What is expected
Using the material below, repeat exactly the lines from the one with "What Plotly.js code" through the one with "0.74, 0.05, 0.02];", ends included, without any images.

Available data
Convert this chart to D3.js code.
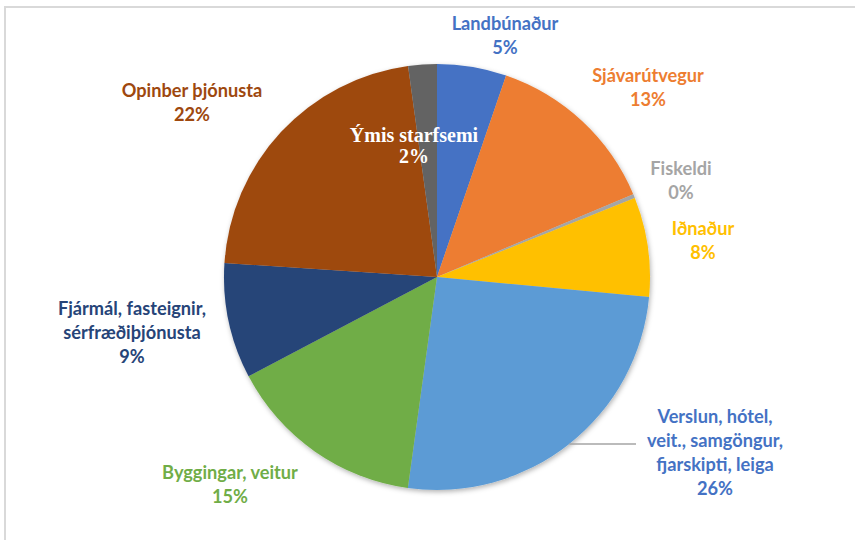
<!DOCTYPE html>
<html><head><meta charset="utf-8">
<script src="https://cdn.jsdelivr.net/npm/d3@7"></script>
<style>body{margin:0;background:#fff;overflow:hidden}</style>
</head><body><svg id="c" width="855" height="540"></svg>
<script>
// ---- data ----
const categories = [
  "Landbúnaður",
  "Sjávarútvegur",
  "Fiskeldi",
  "Iðnaður",
  "Verslun, hótel,\nveit., samgöngur,\nfjarskipti, leiga",
  "Byggingar, veitur",
  "Fjármál, fasteignir,\nsérfræðiþjónusta",
  "Opinber þjónusta",
  "Ýmis starfsemi"
];
const values = [5.26, 13.4, 0.3, 7.55, 25.7, 15.1, 8.77, 21.8, 2.17];
const percentLabels = ["5%", "13%", "0%", "8%", "26%", "15%", "9%", "22%", "2%"];

// ---- styles / layout ----
const colors = ["#4472C4","#ED7D31","#A5A5A5","#FFC000","#5B9BD5","#70AD47","#264478","#9E480E","#636363"];
const labelColors = ["#4472C4","#ED7D31","#A5A5A5","#FFC000","#4472C4","#70AD47","#264478","#9E480E","#FFFFFF"];
// label anchor (center x, first baseline y) relative to pie center
const labelOffsets = [[68,-247],[211,-195],[244,-102],[266,-42],[278,146],[-207,202],[-305,38],[-245,-180],[-23,-135]];
const W = 855, H = 540, cx = 437, cy = 277, R = 213, lineH = 24;

const svg = d3.select("#c");

// frame
svg.append("line").attr("x1",4).attr("x2",W).attr("y1",7).attr("y2",7).attr("stroke","#D9D9D9").attr("stroke-width",2);
svg.append("line").attr("x1",5).attr("x2",5).attr("y1",7).attr("y2",H).attr("stroke","#D9D9D9").attr("stroke-width",2);

const defs = svg.append("defs");
const f = defs.append("filter").attr("id","sh").attr("x","-10%").attr("y","-10%").attr("width","120%").attr("height","120%");
f.append("feDropShadow").attr("dx",1).attr("dy",2).attr("stdDeviation",2.5).attr("flood-color","#000").attr("flood-opacity",0.3);

const data = categories.map((c,i)=>({cat:c, value:values[i], i}));
const pie = d3.pie().value(d=>d.value).sort(null);
const arcs = pie(data);
const arc = d3.arc().innerRadius(0).outerRadius(R);

const g = svg.append("g").attr("transform",`translate(${cx},${cy})`);
g.append("g").attr("filter","url(#sh)")
  .selectAll("path").data(arcs).join("path")
  .attr("d", arc)
  .attr("fill", d=>colors[d.data.i]);

// leader line for Verslun
const vi = 4;
const va = (arcs[vi].startAngle + arcs[vi].endAngle)/2;
const p0 = [R*Math.sin(va), -R*Math.cos(va)];
g.append("polyline")
  .attr("points", [p0, [199, p0[1]]].map(p=>p.join(",")).join(" "))
  .attr("fill","none").attr("stroke","#A5A5A5").attr("stroke-width",1.5);

// labels
arcs.forEach(d=>{
  const i = d.data.i;
  const lines = d.data.cat.split("\n").concat([percentLabels[i]]);
  const serif = i === 8;
  const t = g.append("text")
    .attr("text-anchor","middle")
    .attr("fill", labelColors[i])
    .attr("font-family", serif ? "'Liberation Serif','Times New Roman',serif" : "Lato, 'Open Sans', sans-serif")
    .attr("font-weight","bold")
    .attr("font-size", serif ? 20 : 18.2);
  lines.forEach((l,k)=>{
    t.append("tspan").attr("x", labelOffsets[i][0]).attr("y", labelOffsets[i][1] + k*(serif?21:lineH)).text(l);
  });
});
</script>
</body></html>
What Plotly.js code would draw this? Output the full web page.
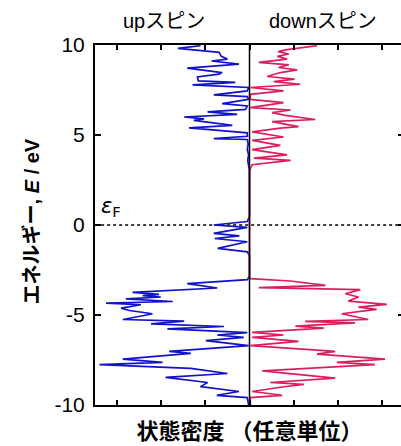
<!DOCTYPE html>
<html>
<head>
<meta charset="utf-8">
<script src="https://cdn.plot.ly/plotly-3.0.1.min.js"></script>
<style>
html, body { margin: 0; padding: 0; overflow: hidden; background: #fff; }
#chart { width: 410px; height: 446px; }
</style>
</head>
<body>
<div id="chart"></div>
<script>
// Energy (eV) and density of states (arbitrary units) for spin-up
const energyUp = [9.96, 9.81, 9.59, 9.37, 9.22, 9.11, 8.94, 8.72, 8.47, 8.38,
  8.23, 8.01, 7.92, 7.78, 7.64, 7.45, 7.23, 7.13, 6.98, 6.74,
  6.61, 6.42, 6.29, 6.15, 6.00, 5.90, 5.81, 5.53, 5.40, 5.12,
  4.93, 4.80, 4.75, 4.50, 4.20, 3.90, 3.60, 3.30, 3.00, 0.50,
  0.19, 0.00, -0.13, -0.47, -0.60, -0.75, -0.93, -1.30, -1.49, -1.70,
  -2.85, -3.04, -3.26, -3.50, -3.74, -3.85, -3.92, -4.00, -4.10, -4.25,
  -4.34, -4.43, -4.62, -4.75, -4.93, -5.03, -5.25, -5.34, -5.49, -5.64,
  -5.77, -5.98, -6.11, -6.24, -6.42, -6.70, -7.02, -7.13, -7.45, -7.63,
  -7.76, -7.97, -8.25, -8.47, -8.57, -8.75, -8.98, -9.25, -9.46, -9.59, -10.0];
const dosUp = [1.11, 1.62, 0.69, 0.64, 0.50, 0.86, 0.24, 1.41, 0.62, 0.69,
  1.18, 1.16, 0.32, 1.29, 0.02, 0.05, 0.81, 0.05, 0.02, 0.62,
  0.05, 0.09, 0.95, 0.28, 1.48, 1.03, 1.26, 0.39, 1.37, 0.05,
  0.05, 0.81, 0.05, 0.03, 0.05, 0.02, 0.04, 0.02, 0, 0,
  0.05, 0.81, 0.05, 0.81, 0.23, 0.79, 0.05, 0.72, 0.05, 0,
  0, 0.05, 1.41, 0.73, 2.65, 2.05, 2.42, 2.01, 2.80, 1.74,
  3.25, 2.46, 2.91, 2.72, 2.20, 2.39, 2.87, 1.48, 2.23, 0.58,
  1.86, 0.05, 0.73, 0.13, 0.99, 0.02, 1.82, 1.33, 2.87, 1.97,
  3.40, 1.33, 0.50, 1.90, 1.60, 0.95, 1.11, 0.24, 0.74, 0.05, 0.02];

// Spin-down
const energyDown = [9.96, 9.74, 9.63, 9.50, 9.37, 9.22, 9.03, 8.90, 8.75, 8.62,
  8.47, 8.25, 8.10, 7.97, 7.82, 7.64, 7.45, 7.26, 6.98, 6.80,
  6.52, 6.39, 6.24, 6.09, 5.86, 5.74, 5.47, 5.38, 5.17, 4.89,
  4.70, 4.42, 4.19, 3.90, 3.72, 3.59, 3.35, 3.17, 3.00, -2.85,
  -2.98, -3.11, -3.35, -3.48, -3.59, -3.82, -4.00, -4.23, -4.41, -4.56,
  -4.69, -4.93, -5.25, -5.35, -5.44, -5.62, -5.73, -5.96, -6.11, -6.24,
  -6.46, -6.70, -7.02, -7.17, -7.45, -7.63, -7.76, -8.10, -8.51, -8.75,
  -8.85, -9.00, -9.25, -9.46, -9.59, -10.0];
const dosDown = [1.53, 0.85, 0.65, 0.89, 0.63, 0.85, 0.21, 0.89, 0.66, 1.08,
  0.70, 0.40, 1.02, 0.55, 1.15, 0.02, 0.77, 0.02, 0.02, 0.77,
  0.02, 0.93, 0.51, 0.81, 1.49, 0.51, 1.11, 0.70, 0.06, 0.77,
  0.06, 0.70, 0.06, 0.85, 0.10, 0.93, 0.06, 0.02, 0, 0,
  0.02, 0.93, 1.72, 0.21, 2.51, 2.17, 2.47, 2.24, 3.11, 2.47,
  2.88, 2.09, 2.69, 1.26, 2.39, 1.04, 1.68, 0.06, 0.77, 0.06,
  1.11, 0.02, 1.94, 1.53, 3.07, 1.98, 2.84, 0.29, 1.94, 0.47,
  1.23, 0.74, 0.06, 0.74, 0.02, 0.02];

const yTickVals = [-10, -5, 0, 5, 10];
const yTickText = ['-10', '-5', '0', '5', '10'];
const xTickVals = [-3, -2, -1, 0, 1, 2, 3];

const seriesLabels = ['upスピン', 'downスピン'];
const xTitle = '状態密度 （任意単位）';
const yTitle = 'エネルギー, <i>E</i> / eV';
const fermiLabel = '<i>ε</i><sub>F</sub>';

const latin = 'Liberation Sans, Arial, Noto Sans CJK JP, sans-serif';

const traces = [
  {
    x: dosUp.map(v => -v), y: energyUp, type: 'scatter', mode: 'lines',
    line: { color: '#1212C8', width: 1.7 }, name: seriesLabels[0], showlegend: false
  },
  {
    x: dosDown, y: energyDown, type: 'scatter', mode: 'lines',
    line: { color: '#DC1E5A', width: 1.7 }, name: seriesLabels[1], showlegend: false
  }
];

const layout = {
  width: 410, height: 446,
  margin: { l: 95, r: 6, t: 45, b: 41 },
  paper_bgcolor: '#fff', plot_bgcolor: '#fff',
  font: { family: latin, color: '#000', size: 20 },
  xaxis: {
    range: [-3.5, 3.5], tickvals: xTickVals, showticklabels: false,
    ticks: 'inside', ticklen: 5, tickwidth: 2, tickcolor: '#000',
    showline: true, linecolor: '#000', linewidth: 2, mirror: 'allticks',
    showgrid: false, zeroline: false,
    title: { text: '<b>' + xTitle + '</b>', font: { size: 22, family: latin }, standoff: 18 }
  },
  yaxis: {
    range: [-10, 10], tickvals: yTickVals, ticktext: yTickText,
    ticks: 'inside', ticklen: 6, tickwidth: 2, tickcolor: '#000',
    showline: true, linecolor: '#000', linewidth: 2, mirror: 'allticks',
    showgrid: false, zeroline: false,
    tickfont: { size: 21, family: latin }, ticklabelstandoff: 4
  },
  shapes: [
    { type: 'line', xref: 'paper', yref: 'y', x0: 0.02, x1: 1, y0: 0, y1: 0,
      line: { color: '#000', width: 1.5, dash: 'dot' }, layer: 'below' },
    { type: 'line', xref: 'x', yref: 'paper', x0: 0, x1: 0, y0: 0, y1: 1,
      line: { color: '#000', width: 1.5 }, layer: 'above' }
  ],
  annotations: [
    { text: seriesLabels[0], xref: 'x', yref: 'paper', x: -1.94, y: 1, yanchor: 'middle', yshift: 24,
      showarrow: false, font: { size: 20, family: latin } },
    { text: seriesLabels[1], xref: 'x', yref: 'paper', x: 1.67, y: 1, yanchor: 'middle', yshift: 24,
      showarrow: false, font: { size: 20, family: latin } },
    { text: '<b>' + yTitle + '</b>', xref: 'paper', yref: 'y', x: 0, xshift: -76, y: 0.2,
      textangle: -90, showarrow: false, font: { size: 20, family: latin } },
    { text: fermiLabel, xref: 'x', yref: 'y', x: -3.4, y: 0.15, xanchor: 'left', yanchor: 'bottom',
      showarrow: false, font: { size: 21, family: 'DejaVu Sans, sans-serif' } }
  ]
};

Plotly.newPlot('chart', traces, layout, { staticPlot: true, displayModeBar: false });
</script>
</body>
</html>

Output for this exercise
What Plotly.js code would draw this? Output the full web page.
<!DOCTYPE html>
<html>
<head>
<meta charset="utf-8">
<script src="https://cdn.plot.ly/plotly-3.0.1.min.js"></script>
<style>
html, body { margin: 0; padding: 0; overflow: hidden; background: #fff; }
#chart { width: 410px; height: 446px; }
</style>
</head>
<body>
<div id="chart"></div>
<script>
// Energy (eV) and density of states (arbitrary units) for spin-up
const energyUp = [9.96, 9.81, 9.59, 9.37, 9.22, 9.11, 8.94, 8.72, 8.47, 8.38,
  8.23, 8.01, 7.92, 7.78, 7.64, 7.45, 7.23, 7.13, 6.98, 6.74,
  6.61, 6.42, 6.29, 6.15, 6.00, 5.90, 5.81, 5.53, 5.40, 5.12,
  4.93, 4.80, 4.75, 4.50, 4.20, 3.90, 3.60, 3.30, 3.00, 0.50,
  0.19, 0.00, -0.13, -0.47, -0.60, -0.75, -0.93, -1.30, -1.49, -1.70,
  -2.85, -3.04, -3.26, -3.50, -3.74, -3.85, -3.92, -4.00, -4.10, -4.25,
  -4.34, -4.43, -4.62, -4.75, -4.93, -5.03, -5.25, -5.34, -5.49, -5.64,
  -5.77, -5.98, -6.11, -6.24, -6.42, -6.70, -7.02, -7.13, -7.45, -7.63,
  -7.76, -7.97, -8.25, -8.47, -8.57, -8.75, -8.98, -9.25, -9.46, -9.59, -10.0];
const dosUp = [1.11, 1.62, 0.69, 0.64, 0.50, 0.86, 0.24, 1.41, 0.62, 0.69,
  1.18, 1.16, 0.32, 1.29, 0.02, 0.05, 0.81, 0.05, 0.02, 0.62,
  0.05, 0.09, 0.95, 0.28, 1.48, 1.03, 1.26, 0.39, 1.37, 0.05,
  0.05, 0.81, 0.05, 0.03, 0.05, 0.02, 0.04, 0.02, 0, 0,
  0.05, 0.81, 0.05, 0.81, 0.23, 0.79, 0.05, 0.72, 0.05, 0,
  0, 0.05, 1.41, 0.73, 2.65, 2.05, 2.42, 2.01, 2.80, 1.74,
  3.25, 2.46, 2.91, 2.72, 2.20, 2.39, 2.87, 1.48, 2.23, 0.58,
  1.86, 0.05, 0.73, 0.13, 0.99, 0.02, 1.82, 1.33, 2.87, 1.97,
  3.40, 1.33, 0.50, 1.90, 1.60, 0.95, 1.11, 0.24, 0.74, 0.05, 0.02];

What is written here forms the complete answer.